Inside The Vancouver Riots, 2011 Edition

Last modified on June 17th, 2011

It seems that no very long ago I was writing about some looting and rioting with regards to the winter olympics. By comparison to what happened here in Vancouver two nights ago, those acts were relatively minor and forgettable.

An officer in Riot Gear during the Vancouver Riots, 2011

By this time everyone knows what happened after game 7. A few drunken idiots decided to cause trouble, and other idiots got on the bandwagon. The media has tried to label most of these people as individuals from out of town, but not all of them were. They have also tried to scapegoat the entire group, saying they were thugs or anarchists that were dressed like Canucks fans. I’m sure some were, but one was a Water Polo Champion with a scholarship to a Calgary university, another was a secondary school teenager from Richmond, and another a school kid from the Burnaby area. Not exactly out of towners by my definition, and not exactly what comes to mind when I think of thugs or anarchists.

As for me, I ended up at a small pub at the foot of the Granville Street bridge after the game. I was there with about six other people, and we shared a few pitchers of beer while catching up. My phone was dead, or on the verge of dying, and it was off at this point. There was a TV on, and it showed a garbage can burning at one point, but it wasn’t until I left the pub that I realized just how bad things were outside.

Overturned Car, Vancouver Riots 2011

When I walked outside, I found myself in the thick of police with riot gear. At this point, I had no idea that the Riot Act had been read, and I was simply trying to walk to a hotel to grab a room for the night. I talked to a police officer at this point who told me that all of us had to get off the roads immediately or risk being arrested, which when you’re not expecting that intensity from a police officer comes as a bit of a shock. Obviously, seeing the aftermath of what they were dealing with that night, I understand completely now the force they were using. Unfortunately for me it meant that I was stuck downtown with nowhere to go.

My idea at that point was to try and make my way to my friend’s place in the West End. Unfortunately there were police officers at every intersection, and they wouldn’t let anyone by. I ended up basically having to loop around the downtown core and make my way to the West End the long way. It took a while, but I eventually made it. I had my SLR on me, so I took a few photos along the way, but basically was trying my best to get out the core as quickly as possible. I passed cars that had been flipped and streets covered in glass, and it was a strange out-of-city experience walking down the streets at that hour.

Smashed Cars

Some people want to blame the Mayor for allowing 100,000 people downtown to watch the game. Other say that the closure of the liquor stores downtown at 4pm contributed. I visited a few restaurants and pubs during the day, and most weren’t allowing reservations for the game – that meant line-ups had formed by 11:30am and that people in the pubs were being forced to drink all day simply to secure their seats. There were lots of contributing factors that led to what happened.
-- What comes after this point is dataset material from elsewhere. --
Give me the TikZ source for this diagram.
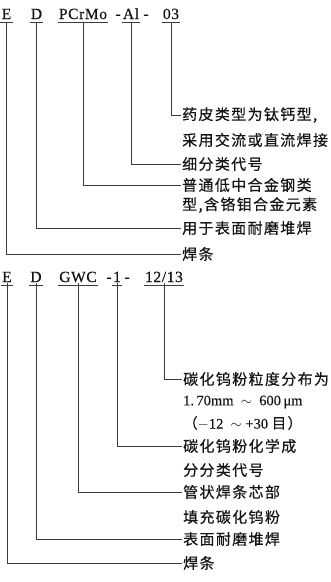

But the reality is that the blame needs to fall on the individuals who initiated the illegal activities, and those that got on the bandwagon after. Many of the individuals I saw on TV jumping on cars were indeed wearing the same bandanas on their faces as the ones from the winter olympics, so it seems likely that many people came with the sole intent of causing trouble – they were obviously successful.

The Aftermath

I woke up the next day in the West End and made my way back into the core to pick up my car and head home. The night prior I had briefly debated parking on the street, and was extremely thankful I made a last minute decision to park underground at Pacific Centre. The final fee for parking there overnight was $52, but at least I still had my car in one piece.

I passed several people on the way that were wearing Canucks jerseys and helping to clean up some of the glass. Other than the obvious damage at Chapters, Sears and Future Shop, the streets were already relatively clean at this point in time. All in all, I believe somewhere near 13,000 people volunteered and came out to help clean up the city, which everyone is obviously thankful for.

Already websites have sprung up that are trying to get viewers to identify some of the perpetrators. I have no problem with that, but some of the content and the comments on those sites remind me of the mob mentality that occurred during the riots themselves, except instead of flipping cars people are trying to flip lives. We shouldn’t forget that we have a proper legal system that is meant to deal with these types of infractions and to bring people to proper justice, not the vigilante justice that people seem to be wishing for on these sites.

The Future

I give credit to Mayor Robertson – he immediately said that plans would continue to go ahead for future events and that Vancouver wouldn’t cave into a few individuals trying to cause trouble. I also give full credit to the Vancouver Police Department for dispersing the entire crowd within three hours. Obviously many buildings and cars were damaged by the rioters in that time, but nobody was killed and the response was substantially improved since the last major riot in 1994.

I suspect for future events that a police presence will be felt at all times, as well as a no tolerance policy for liquor and minor infractions. But based on Mayor Robertson’s interviews, I’m happy that at least those events will be allowed to proceed and that Vancouver won’t be held hostage for a few individuals looking to cause trouble.